The art disclosed herein can be preferably implemented in an embodiment of a substrate-supported PSA sheet having the PSA layer on at least one face of the substrate (support). For instance, it can be made in an embodiment of a substrate-supported double-faced PSA sheet having the PSA layer on each of the two faces of substrate film.
A preferable substrate film comprises a resin film as the base film. The base film is typically capable of maintaining the shape by itself (self-standing). The substrate film in the art disclosed herein may be essentially formed of such a base film. Alternatively, the substrate film may include a supplemental layer in addition to the base film Examples of the supplemental layer include a primer layer, an anti-static layer and a colored layer formed on the surface of the base film.
The resin film comprises a resin material as the primary component (a component accounting for more than 50% by weight of the resin film) Examples of the resin film include polyolefinic resin films such as polyethylene (PE), polypropylene (PP), and ethylene-propylene copolymer; polyester-based resin films such as polyethylene terephthalate (PET), polybutylene terephthalate (PBT), and polyethylene naphthalate (PEN); vinyl chloride-based resin film; vinyl acetate-based resin film; polyimide-based resin film; polyamide-based resin film; fluororesin film; and cellophane. The resin film can also be a rubber-based film such as natural rubber film and butyl rubber film. In particular, from the standpoint of the handling properties and the ease of processing, polyester films are preferable and among them PET film is particularly preferable. As used herein, the “resin film” typically refers to a non-porous sheet and should be conceptually distinguished from so-called non-woven and woven fabrics (i.e. the concept excludes non-woven and woven fabrics).
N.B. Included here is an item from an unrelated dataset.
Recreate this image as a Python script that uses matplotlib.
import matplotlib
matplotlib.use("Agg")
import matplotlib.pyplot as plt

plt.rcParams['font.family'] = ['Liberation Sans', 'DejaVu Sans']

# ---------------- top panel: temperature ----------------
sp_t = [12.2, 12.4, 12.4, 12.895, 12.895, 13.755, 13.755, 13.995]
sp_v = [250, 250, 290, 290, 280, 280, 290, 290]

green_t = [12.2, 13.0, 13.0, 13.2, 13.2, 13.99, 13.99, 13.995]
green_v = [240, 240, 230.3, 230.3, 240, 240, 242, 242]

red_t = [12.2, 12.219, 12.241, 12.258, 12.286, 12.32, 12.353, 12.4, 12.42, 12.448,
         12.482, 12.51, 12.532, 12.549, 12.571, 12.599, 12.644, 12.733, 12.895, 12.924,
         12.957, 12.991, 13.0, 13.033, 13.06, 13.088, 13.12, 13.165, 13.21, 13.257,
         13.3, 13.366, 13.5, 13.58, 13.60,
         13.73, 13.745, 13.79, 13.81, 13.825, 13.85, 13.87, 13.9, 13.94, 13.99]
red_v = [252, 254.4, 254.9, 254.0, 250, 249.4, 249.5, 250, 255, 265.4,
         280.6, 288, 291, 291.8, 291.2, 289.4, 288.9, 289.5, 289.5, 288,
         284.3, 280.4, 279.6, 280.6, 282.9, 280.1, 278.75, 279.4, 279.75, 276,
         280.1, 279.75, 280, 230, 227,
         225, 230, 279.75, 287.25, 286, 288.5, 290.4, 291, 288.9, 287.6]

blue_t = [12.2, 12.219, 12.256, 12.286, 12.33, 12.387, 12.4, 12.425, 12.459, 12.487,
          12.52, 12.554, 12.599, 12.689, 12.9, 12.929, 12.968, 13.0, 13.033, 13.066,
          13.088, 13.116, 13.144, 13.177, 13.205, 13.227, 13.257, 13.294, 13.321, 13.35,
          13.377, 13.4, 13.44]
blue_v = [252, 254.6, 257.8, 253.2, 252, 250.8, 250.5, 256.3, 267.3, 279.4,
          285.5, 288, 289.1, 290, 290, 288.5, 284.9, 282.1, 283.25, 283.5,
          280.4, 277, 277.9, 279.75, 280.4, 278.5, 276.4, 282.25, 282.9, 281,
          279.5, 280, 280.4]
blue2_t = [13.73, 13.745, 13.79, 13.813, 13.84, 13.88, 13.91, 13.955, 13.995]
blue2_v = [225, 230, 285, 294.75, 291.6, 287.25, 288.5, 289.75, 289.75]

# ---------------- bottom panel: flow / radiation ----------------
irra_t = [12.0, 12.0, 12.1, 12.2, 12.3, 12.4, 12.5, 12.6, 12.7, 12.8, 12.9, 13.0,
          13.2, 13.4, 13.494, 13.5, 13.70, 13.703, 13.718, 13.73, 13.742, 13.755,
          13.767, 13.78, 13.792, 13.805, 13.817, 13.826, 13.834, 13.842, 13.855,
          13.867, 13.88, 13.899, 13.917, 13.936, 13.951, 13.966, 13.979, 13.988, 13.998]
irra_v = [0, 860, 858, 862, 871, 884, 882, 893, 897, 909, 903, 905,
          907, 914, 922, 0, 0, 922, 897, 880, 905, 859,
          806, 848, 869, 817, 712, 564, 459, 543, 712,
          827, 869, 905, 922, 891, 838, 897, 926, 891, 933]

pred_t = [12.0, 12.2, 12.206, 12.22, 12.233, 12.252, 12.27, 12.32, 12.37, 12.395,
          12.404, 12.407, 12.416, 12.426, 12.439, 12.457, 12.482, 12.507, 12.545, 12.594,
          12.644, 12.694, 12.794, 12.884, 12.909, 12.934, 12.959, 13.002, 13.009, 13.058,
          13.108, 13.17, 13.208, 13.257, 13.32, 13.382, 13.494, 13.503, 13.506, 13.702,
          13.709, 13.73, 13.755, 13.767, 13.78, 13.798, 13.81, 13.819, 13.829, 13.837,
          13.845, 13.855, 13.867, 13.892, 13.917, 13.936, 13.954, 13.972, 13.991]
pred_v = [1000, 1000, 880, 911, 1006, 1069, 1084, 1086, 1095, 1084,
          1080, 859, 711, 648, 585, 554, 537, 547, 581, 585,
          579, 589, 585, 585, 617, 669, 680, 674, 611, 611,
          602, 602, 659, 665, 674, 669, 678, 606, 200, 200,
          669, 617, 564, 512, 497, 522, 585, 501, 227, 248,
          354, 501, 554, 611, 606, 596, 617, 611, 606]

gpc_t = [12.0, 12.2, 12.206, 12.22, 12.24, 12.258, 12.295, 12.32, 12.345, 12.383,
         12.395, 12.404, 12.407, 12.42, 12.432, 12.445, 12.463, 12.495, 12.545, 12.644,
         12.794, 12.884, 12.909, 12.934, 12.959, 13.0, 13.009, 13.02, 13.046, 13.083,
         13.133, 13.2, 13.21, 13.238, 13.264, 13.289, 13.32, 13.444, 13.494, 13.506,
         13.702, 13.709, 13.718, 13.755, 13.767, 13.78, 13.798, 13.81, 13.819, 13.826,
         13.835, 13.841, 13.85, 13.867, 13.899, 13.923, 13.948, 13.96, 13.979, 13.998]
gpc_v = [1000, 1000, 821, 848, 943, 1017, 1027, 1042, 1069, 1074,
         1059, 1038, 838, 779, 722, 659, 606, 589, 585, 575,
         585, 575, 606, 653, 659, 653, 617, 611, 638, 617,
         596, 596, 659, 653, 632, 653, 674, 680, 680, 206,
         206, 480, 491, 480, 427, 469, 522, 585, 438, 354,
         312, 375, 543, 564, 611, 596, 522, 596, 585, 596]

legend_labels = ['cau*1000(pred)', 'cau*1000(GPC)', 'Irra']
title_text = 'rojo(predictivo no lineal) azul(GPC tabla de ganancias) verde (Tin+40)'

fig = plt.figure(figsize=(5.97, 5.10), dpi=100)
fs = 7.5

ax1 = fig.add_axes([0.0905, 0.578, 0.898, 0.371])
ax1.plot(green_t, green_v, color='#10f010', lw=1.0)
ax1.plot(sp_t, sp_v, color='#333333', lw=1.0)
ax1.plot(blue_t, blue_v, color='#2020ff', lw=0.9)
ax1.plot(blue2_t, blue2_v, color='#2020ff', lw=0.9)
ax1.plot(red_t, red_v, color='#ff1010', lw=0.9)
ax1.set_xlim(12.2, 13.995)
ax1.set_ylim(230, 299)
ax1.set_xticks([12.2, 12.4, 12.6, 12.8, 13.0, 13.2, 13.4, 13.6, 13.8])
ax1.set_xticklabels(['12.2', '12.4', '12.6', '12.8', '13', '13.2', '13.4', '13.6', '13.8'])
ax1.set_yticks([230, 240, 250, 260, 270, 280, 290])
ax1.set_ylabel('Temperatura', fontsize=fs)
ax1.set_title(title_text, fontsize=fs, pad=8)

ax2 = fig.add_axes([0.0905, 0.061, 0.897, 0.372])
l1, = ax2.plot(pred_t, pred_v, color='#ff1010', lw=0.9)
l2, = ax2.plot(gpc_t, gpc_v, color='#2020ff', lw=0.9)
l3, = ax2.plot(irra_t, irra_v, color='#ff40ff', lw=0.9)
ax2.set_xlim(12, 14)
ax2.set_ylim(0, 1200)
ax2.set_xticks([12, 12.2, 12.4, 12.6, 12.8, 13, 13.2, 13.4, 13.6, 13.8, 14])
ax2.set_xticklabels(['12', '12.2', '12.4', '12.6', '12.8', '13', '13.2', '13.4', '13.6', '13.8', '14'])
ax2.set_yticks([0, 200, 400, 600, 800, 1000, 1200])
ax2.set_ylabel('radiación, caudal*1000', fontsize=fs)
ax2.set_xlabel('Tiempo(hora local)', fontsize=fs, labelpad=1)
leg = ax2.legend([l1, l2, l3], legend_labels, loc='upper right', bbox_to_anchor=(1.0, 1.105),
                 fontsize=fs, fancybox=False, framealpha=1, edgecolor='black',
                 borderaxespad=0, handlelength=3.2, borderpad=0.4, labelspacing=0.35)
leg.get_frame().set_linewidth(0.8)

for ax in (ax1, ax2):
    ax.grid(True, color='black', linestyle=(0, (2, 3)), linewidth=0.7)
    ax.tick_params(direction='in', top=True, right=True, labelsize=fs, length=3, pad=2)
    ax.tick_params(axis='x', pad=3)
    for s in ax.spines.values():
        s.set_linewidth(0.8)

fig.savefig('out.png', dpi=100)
To the resin film (e g PET film), various additives can be added as necessary, such as fillers (inorganic and organic fillers, etc.), colorant, dispersing agent (surfactant, etc.), anti-aging agent, antioxidant, UV absorber, anti-static agent, slip agent and plasticizer. The total amount of various additives is usually less than about 30% by weight (e.g. less than about 20% by weight, preferably less than about 10% by weight).
The resin film may have a monolayer structure or a multilayer structure with two, three or more layers. From the standpoint of the shape stability, the resin film preferably has a monolayer structure. In case of a multilayer structure, at least one layer (preferably each layer) preferably has a continuous structure formed of the resin (e.g. a polyester-based resin). The method for producing the resin film is not particularly limited and a heretofore known method can be suitably employed. For instance, heretofore known general film-forming methods can be suitably employed, such as extrusion, inflation molding, T-die casting, and calender rolling.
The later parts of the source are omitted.